测试数据及常见问题
hive 创建测试表
单个分区键
建表 SQL:
-- 创建分区表
CREATE TABLE my_partitioned_table (
id INT,
name STRING
)
PARTITIONED BY (created_date STRING)
ROW FORMAT DELIMITED
FIELDS TERMINATED BY '\t'
STORED AS TEXTFILE;
-- 创建第一个分区
ALTER TABLE my_partitioned_table ADD PARTITION (created_date='2023-06-01');
-- 创建第二个分区
ALTER TABLE my_partitioned_table ADD PARTITION (created_date='2023-06-02');
-- 向第一个分区插入数据
INSERT INTO TABLE my_partitioned_table PARTITION (created_date='2023-06-01')
VALUES
(1, 'Alice'),
(2, 'Bob'),
(3, 'Charlie'),
(4, 'David'),
(5, 'Eve'),
(6, 'Frank'),
(7, 'Grace'),
(8, 'Heidi'),
(9, 'Ivan'),
(10, 'Judy');
-- 向第二个分区插入数据
INSERT INTO TABLE my_partitioned_table PARTITION (created_date='2023-06-02')
VALUES
(11, 'Mallory'),
(12, 'Niaj'),
(13, 'Olivia'),
(14, 'Peggy'),
(15, 'Quentin'),
(16, 'Rupert'),
(17, 'Sybil'),
(18, 'Trent'),
(19, 'Ursula'),
(20, 'Victor');
多个分区键
建表 SQL:
-- 创建分区表
CREATE TABLE my_partitioned_table (
id INT,
name STRING
)
PARTITIONED BY (created_date STRING, updated_date STRING)
ROW FORMAT DELIMITED
FIELDS TERMINATED BY '\t'
STORED AS TEXTFILE;
-- 创建第一个分区
ALTER TABLE my_partitioned_table ADD PARTITION (created_date='2023-06-01', updated_date='2023-06-01');
-- 创建第二个分区
ALTER TABLE my_partitioned_table ADD PARTITION (created_date='2023-06-02', updated_date='2023-06-02');
-- 向第一个分区插入数据
INSERT INTO TABLE my_partitioned_table PARTITION (created_date='2023-06-01', updated_date='2023-06-01')
VALUES
(1, 'Alice'),
(2, 'Bob'),
(3, 'Charlie'),
(4, 'David'),
(5, 'Eve'),
(6, 'Frank'),
(7, 'Grace'),
(8, 'Heidi'),
(9, 'Ivan'),
(10, 'Judy');
-- 向第二个分区插入数据
INSERT INTO TABLE my_partitioned_table PARTITION (created_date='2023-06-02', updated_date='2023-06-02')
VALUES
(11, 'Mallory'),
(12, 'Niaj'),
(13, 'Olivia'),
(14, 'Peggy'),
(15, 'Quentin'),
(16, 'Rupert'),
(17, 'Sybil'),
(18, 'Trent'),
(19, 'Ursula'),
(20, 'Victor');
常见问题
-
遇到重复数据更新的配置:
- mysql mysqlwriter 支持参数
writeMode: "update"
,同时也支持参数preSql
- postgresql pgwriter 支持参数
preSql
- 其他方案为先手动执行 delete 语句,然后启动 datax 进程
- mysql mysqlwriter 支持参数
-
通过 impala 写入数据时,可能会遇到写入 1 行数据,查询后得到的却是 2 行数据,其中 1 行为除分区字段外其他字段值为
null
,参考 java - Impala single insert statement creating multiple files - Stack Overflow 并结合 impala 文档描述:You might set the
NUM_NODES
option to 1 briefly, duringINSERT
orCREATE TABLE AS SELECT
statements.
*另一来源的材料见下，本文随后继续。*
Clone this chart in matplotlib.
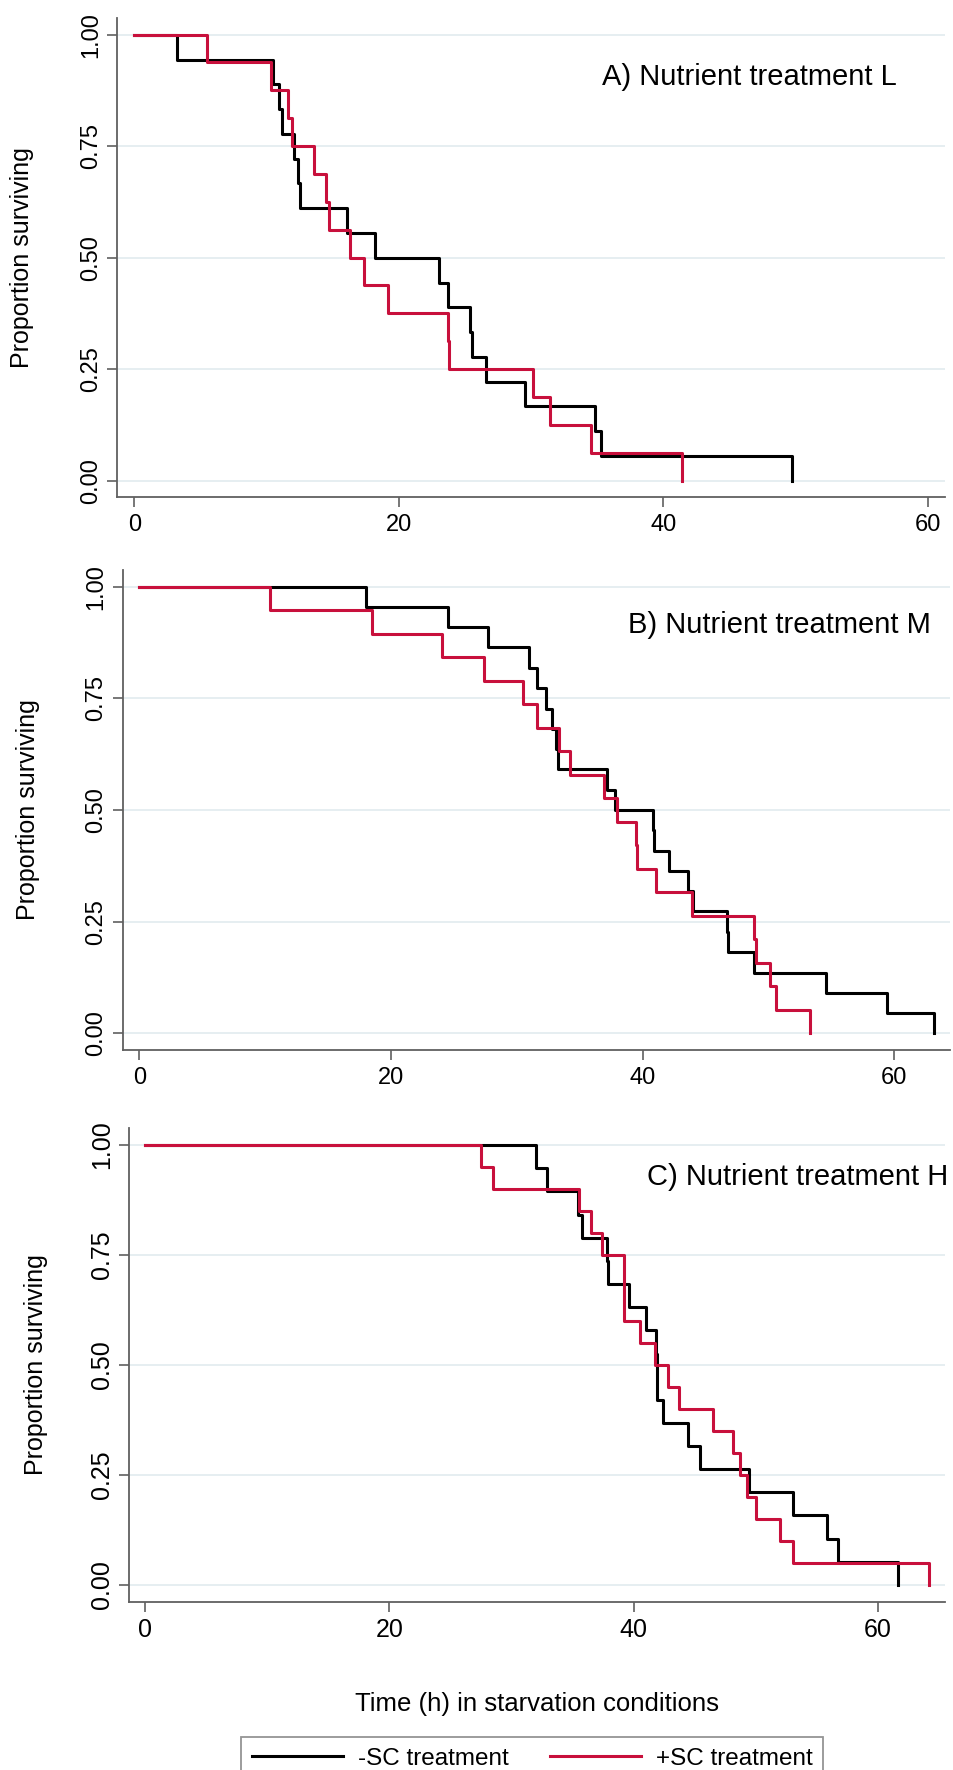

Normally, those statements produce one or more data files per data node. If the write operation involves small amounts of data, a Parquet table, and/or a partitioned table, the default behavior could produce many small files when intuitively you might expect only a single output file.SET NUM_NODES=1
turns off the "distributed" aspect of the write operation, making it more likely to produce only one or a few data files.即在执行
inert
语句前,先执行语句SET NUM_NODES = 1
即可,结束后应再次执行SET NUM_NODES = 0
恢复原来的状态。